Work to complete — Every record below should be transcribed exactly. Omit the images.

Excerpted data —
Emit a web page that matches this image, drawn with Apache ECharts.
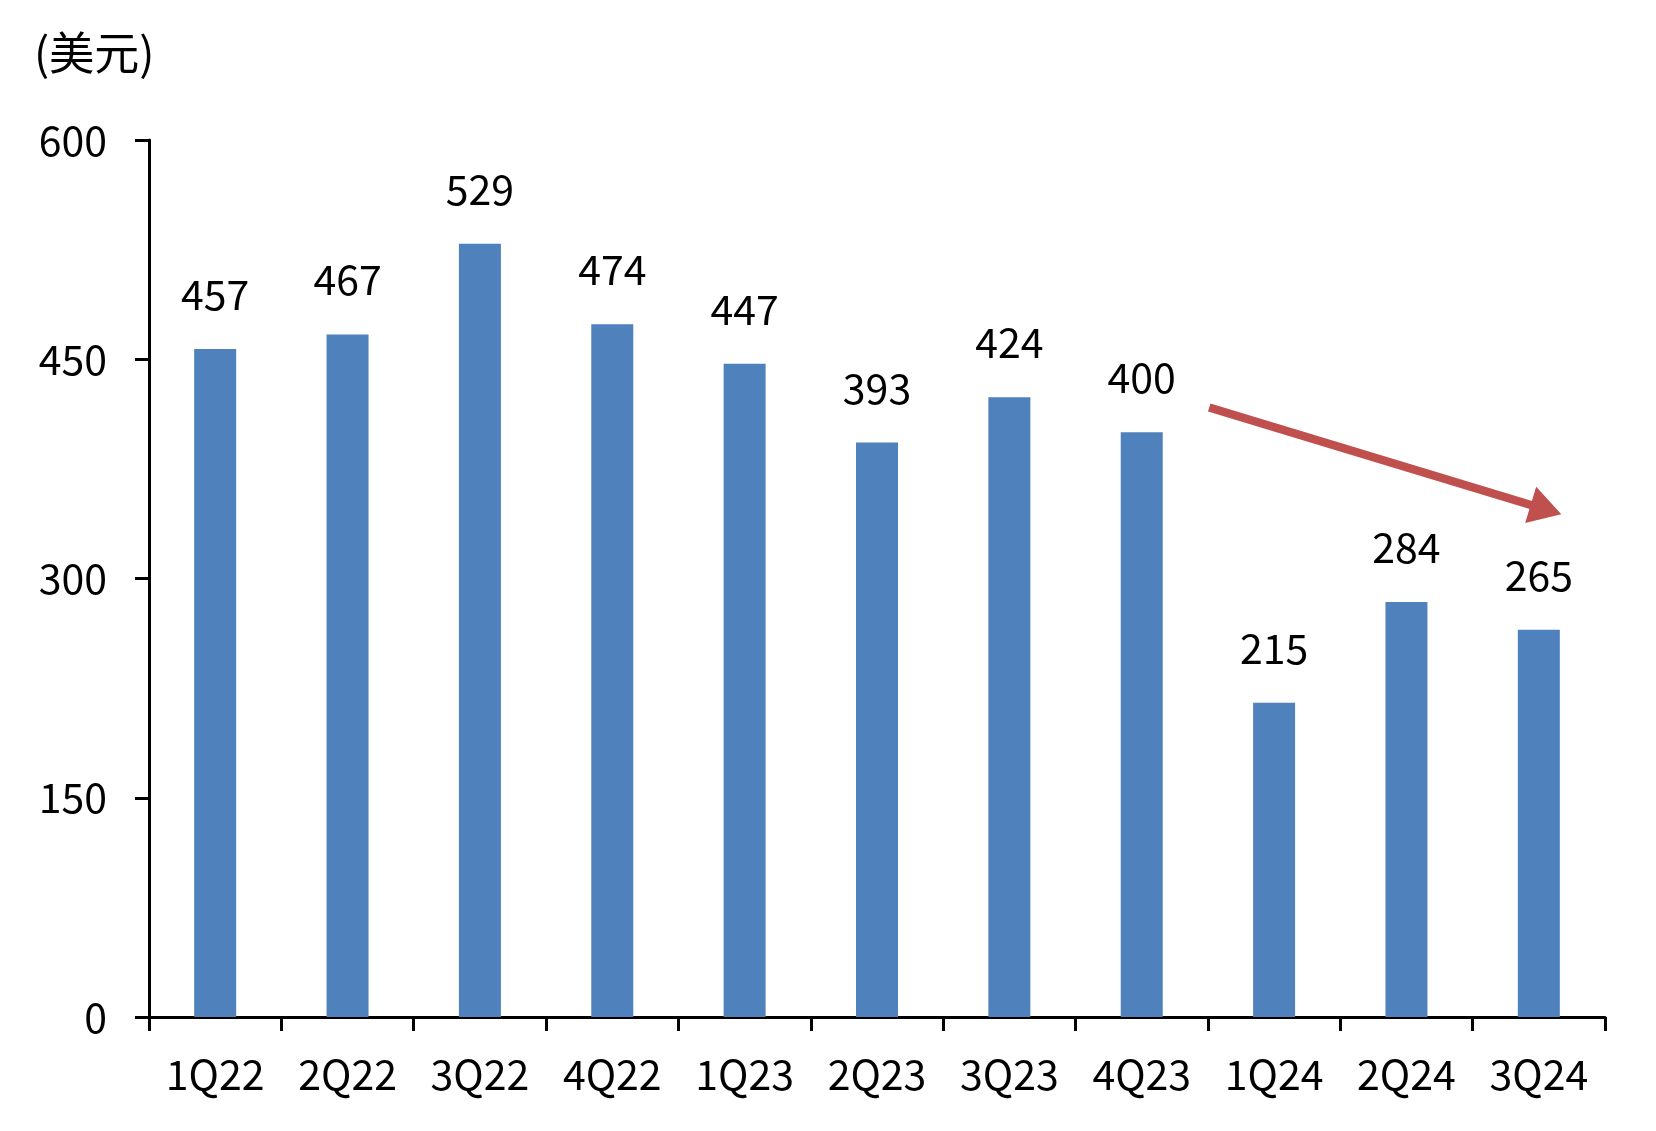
<!DOCTYPE html>
<html><head><meta charset="utf-8">
<script src="https://cdn.jsdelivr.net/npm/echarts@6/dist/echarts.min.js"></script>
<style>html,body{margin:0;padding:0;background:#fff}#c{width:1656px;height:1131px}</style>
</head><body><div id="c"></div>
<script>
const categories = ['1Q22','2Q22','3Q22','4Q22','1Q23','2Q23','3Q23','4Q23','1Q24','2Q24','3Q24'];
const values = [457,467,529,474,447,393,424,400,215,284,265];
const yTicks = {min:0, max:600, interval:150};
const unitLabel = '(美元)';
const arrowFrom = [7.51, 417];
const arrowTo = [10.17, 344];

const FONT = '"Noto Sans CJK KR","Noto Sans",sans-serif';
const chart = echarts.init(document.getElementById('c'));
chart.setOption({
  animation:false,
  backgroundColor:'#fff',
  grid:{left:149,right:51,top:140,bottom:114,containLabel:false},
  xAxis:{type:'category',data:categories,
    axisLine:{lineStyle:{color:'#000',width:3}},
    axisTick:{show:true,length:14,lineStyle:{color:'#000',width:3},alignWithLabel:false},
    axisLabel:{color:'#000',fontSize:41,fontFamily:FONT,margin:37}},
  yAxis:{type:'value',min:yTicks.min,max:yTicks.max,interval:yTicks.interval,
    splitLine:{show:false},
    axisLine:{show:true,lineStyle:{color:'#000',width:3}},
    axisTick:{show:true,length:14,lineStyle:{color:'#000',width:3}},
    axisLabel:{color:'#000',fontSize:41,fontFamily:FONT,margin:42}},
  series:[{type:'bar',data:values,barWidth:42,
    itemStyle:{color:'#4F81BD'},
    label:{show:true,position:'top',distance:34,color:'#000',fontSize:41,fontFamily:FONT}}]
});
function toPx(pt){
  const i = Math.floor(pt[0]), f = pt[0]-i;
  const a = chart.convertToPixel({gridIndex:0}, [i, pt[1]]);
  const b = chart.convertToPixel({gridIndex:0}, [i+1 < categories.length ? i+1 : i-1, pt[1]]);
  const step = (i+1 < categories.length) ? (b[0]-a[0]) : (a[0]-b[0]);
  return [a[0] + f*step, a[1]];
}
const p1 = toPx(arrowFrom);
const p2 = toPx(arrowTo);
const ang = Math.atan2(p2[1]-p1[1], p2[0]-p1[0]);
const headLen = 32, headW = 19;
const base = [p2[0]-headLen*Math.cos(ang), p2[1]-headLen*Math.sin(ang)];
const nx = -Math.sin(ang), ny = Math.cos(ang);
chart.setOption({graphic:[
  {type:'text',left:34,top:30,style:{text:unitLabel,fontSize:45,fontFamily:FONT,fill:'#000'}},
  {type:'line',shape:{x1:p1[0],y1:p1[1],x2:base[0]+2*Math.cos(ang),y2:base[1]+2*Math.sin(ang)},style:{stroke:'#C0504D',lineWidth:8.5}},
  {type:'polygon',shape:{points:[[p2[0],p2[1]],[base[0]+nx*headW,base[1]+ny*headW],[base[0]-nx*headW,base[1]-ny*headW]]},style:{fill:'#C0504D'}}
]});
</script></body></html>
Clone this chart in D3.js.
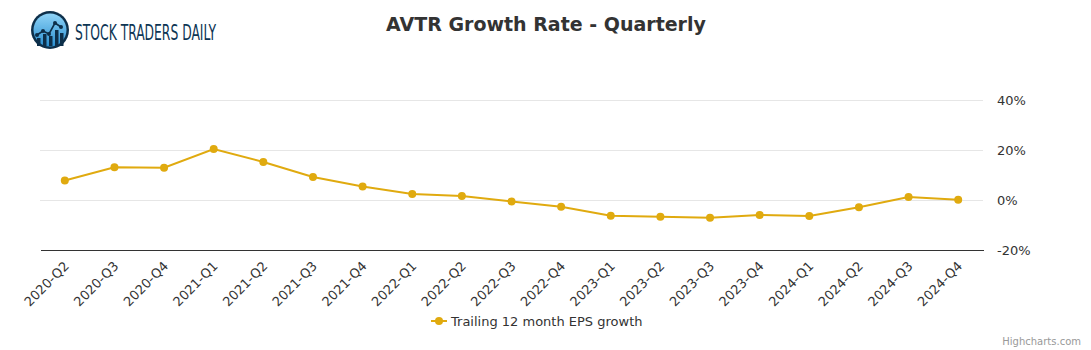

Answer in full —
Emit a web page that matches this image, drawn with Apache ECharts.
<!DOCTYPE html>
<html><head><meta charset="utf-8">
<script src="https://cdn.jsdelivr.net/npm/echarts@6/dist/echarts.min.js"></script>
<style>html,body{margin:0;padding:0;background:#fff}#c{width:1656px;height:1131px}</style>
</head><body><div id="c"></div>
<script>
const categories = ['1Q22','2Q22','3Q22','4Q22','1Q23','2Q23','3Q23','4Q23','1Q24','2Q24','3Q24'];
const values = [457,467,529,474,447,393,424,400,215,284,265];
const yTicks = {min:0, max:600, interval:150};
const unitLabel = '(美元)';
const arrowFrom = [7.51, 417];
const arrowTo = [10.17, 344];

const FONT = '"Noto Sans CJK KR","Noto Sans",sans-serif';
const chart = echarts.init(document.getElementById('c'));
chart.setOption({
  animation:false,
  backgroundColor:'#fff',
  grid:{left:149,right:51,top:140,bottom:114,containLabel:false},
  xAxis:{type:'category',data:categories,
    axisLine:{lineStyle:{color:'#000',width:3}},
    axisTick:{show:true,length:14,lineStyle:{color:'#000',width:3},alignWithLabel:false},
    axisLabel:{color:'#000',fontSize:41,fontFamily:FONT,margin:37}},
  yAxis:{type:'value',min:yTicks.min,max:yTicks.max,interval:yTicks.interval,
    splitLine:{show:false},
    axisLine:{show:true,lineStyle:{color:'#000',width:3}},
    axisTick:{show:true,length:14,lineStyle:{color:'#000',width:3}},
    axisLabel:{color:'#000',fontSize:41,fontFamily:FONT,margin:42}},
  series:[{type:'bar',data:values,barWidth:42,
    itemStyle:{color:'#4F81BD'},
    label:{show:true,position:'top',distance:34,color:'#000',fontSize:41,fontFamily:FONT}}]
});
function toPx(pt){
  const i = Math.floor(pt[0]), f = pt[0]-i;
  const a = chart.convertToPixel({gridIndex:0}, [i, pt[1]]);
  const b = chart.convertToPixel({gridIndex:0}, [i+1 < categories.length ? i+1 : i-1, pt[1]]);
  const step = (i+1 < categories.length) ? (b[0]-a[0]) : (a[0]-b[0]);
  return [a[0] + f*step, a[1]];
}
const p1 = toPx(arrowFrom);
const p2 = toPx(arrowTo);
const ang = Math.atan2(p2[1]-p1[1], p2[0]-p1[0]);
const headLen = 32, headW = 19;
const base = [p2[0]-headLen*Math.cos(ang), p2[1]-headLen*Math.sin(ang)];
const nx = -Math.sin(ang), ny = Math.cos(ang);
chart.setOption({graphic:[
  {type:'text',left:34,top:30,style:{text:unitLabel,fontSize:45,fontFamily:FONT,fill:'#000'}},
  {type:'line',shape:{x1:p1[0],y1:p1[1],x2:base[0]+2*Math.cos(ang),y2:base[1]+2*Math.sin(ang)},style:{stroke:'#C0504D',lineWidth:8.5}},
  {type:'polygon',shape:{points:[[p2[0],p2[1]],[base[0]+nx*headW,base[1]+ny*headW],[base[0]-nx*headW,base[1]-ny*headW]]},style:{fill:'#C0504D'}}
]});
</script></body></html>
Clone this chart in D3.js.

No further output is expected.